Florian Groß ha scritto:
Which is exactly what I thought would be a good way of
extending. This looks good.
Everything may not be as simple as this one case was. The fact that the
first example you gave turned out to be pretty easy is encouraging, but
I think we're likely to run into something really nasty before you are
happy.
It would then be very nice if I could lex until I see the 'if' then
say 'give me an atomic expression' which would parse until
the 'then' and then say 'give me an atomic expression' again
which would parse until the 'end'. Basically I don't want to
match paired things (parentheses, do .. end, class definitions
etc.) at the transformation level.
In general, 'get the next expression' is a problem that requires a
parser, not a lexer. Have you looked at ParseTree? Of course you have.
In this case however, you are in luck. Delimited expressions, that
start and end with ( and ), or begin and end, or whatever, are already
discovered by my lexer. (During the development of RubyLexer, I
discovered that it had to be half-a-parser as well, in order to
correctly get all the information that's needed to lex correctly.) The
information you want is already being gathered by RubyLexer, it's just
not available in a public interface. We should negotiate such an
interface since you seem to need it. What you propose, 'get the next
expression', is not one I want to do. RubyLexer does not deal in
abstractions larger than tokens... at least, not on a public level. I
am, however, willing to emit 'advisory' tokens at certain points in the
token stream, (several such types of tokens are being emitted already)
which should allow you to do what we want, if we design it carefully.
On the other hand.... the reason I chose not to emit advisory tokens
for this particular case is that the complimentary tool to RubyLexer is
intended to be Reg, which can find nested pairs of braces and the like
pretty easily. Have you looked at Reg at all? I realize that I only
released it yesterday, and as of yet it's only half-working because
critical features are as yet unimplemented, but I think it might be
just the thing for the types of preprocessors you have in mind.
Reg might not be able to easily tell 'if' the postfix operator from
'if' the value in current RubyLexer output. Since one requires an end
and the other doesn't, that can be troublesome to deal with. 'do' is
also a pain, now that I think of it. All these cases are handled
correctly in RubyLexer, we just have to find an appropriate
(token-based, not expression-based) interface.
Also note that just grabbing everything until the next 'then' would
not be good enough:
# Nonsense code, but still valid
if x > if x < 5 then 3 else 2 end then
puts "Good!"
end
Don't worry about this type of thing. I have these problems well under
control, one way or another.
Does this sound like something that can be done without
too much trouble?
Definitely!
For doing code transformations it is of course also important that
you can turn back the stream of tokens into a String easily. I did
this with IRB's lexer by using the .line_no and .pos methods of
tokens, but that was not too good a match, actually.

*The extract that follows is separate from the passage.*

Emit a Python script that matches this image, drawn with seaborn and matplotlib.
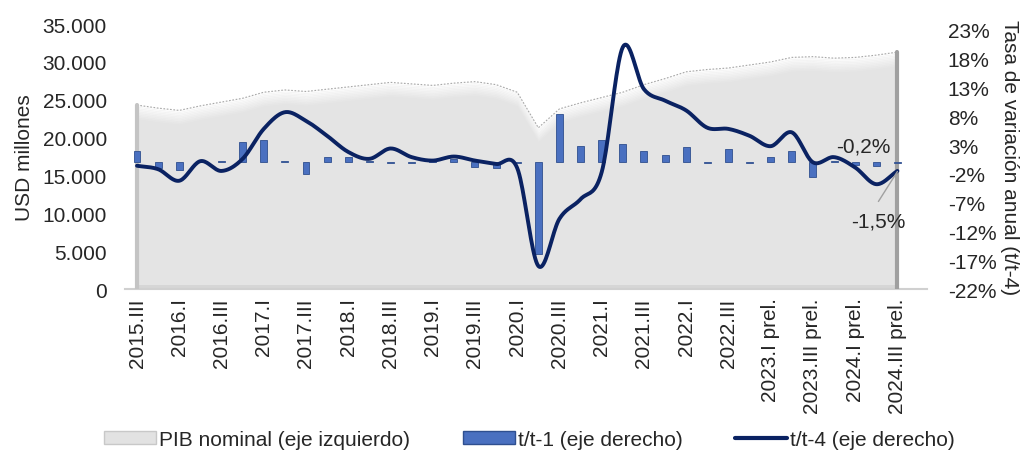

So what would be a good match? I don't see why this should be a
problem. My implementation of Token implements to_s, which returns the
ruby code corresponding to the token; ususally, this is exactly the
same as the code that created the token originally. There's also a
offset method, which returns the position of the token in the input
stream, relative to the very beginning. Tokens don't have a #line_no,
but you can get the same information from FileAndLineTokens.
Turning the token stream back into a big string (or file) is esentially
what one of my test programs (tokentest) does. The resulting ruby files
are legal and parse in exactly the same way. I haven't yet shown that
they are really exactly equivalent (but there's not much room for
variation); that will be the next RubyLexer release.
If it weren't for that point then IRB's lexer would be a more or
less nifty match already.
I did this with IRB's lexer by using the .line_no and .pos
methods of tokens, but that was not too good a match, actually.
Wait,,,, so you wrote irb's lexer? One of my wishlist items is to
integrate RubyLexer with irb among others.... how hard do you think
this will be?
Oh, that is still relatively simple. There's worse stuff happening
under the surface.
Well, it was unexpected for me. Much to my embarassment; I thought I
was an expert at this. I must say many elements of this got me very
confused at first, and obviously I never put all the pieces together.
Congratulations.
Ps: I haven't figured out why this breaks RubyLexer yet, but I will.
Pps: putting tricky stuff in eval strings and the like won't break the
lexer (yet). To the lexer, it's just a string.
It's basically something like the C preprocessor, but in a more
Rubyish manner written in obscure style. I guess it is pretty
useless after all.
Not at all. Now that I know what it does, maybe I'll find a use for it,
someday.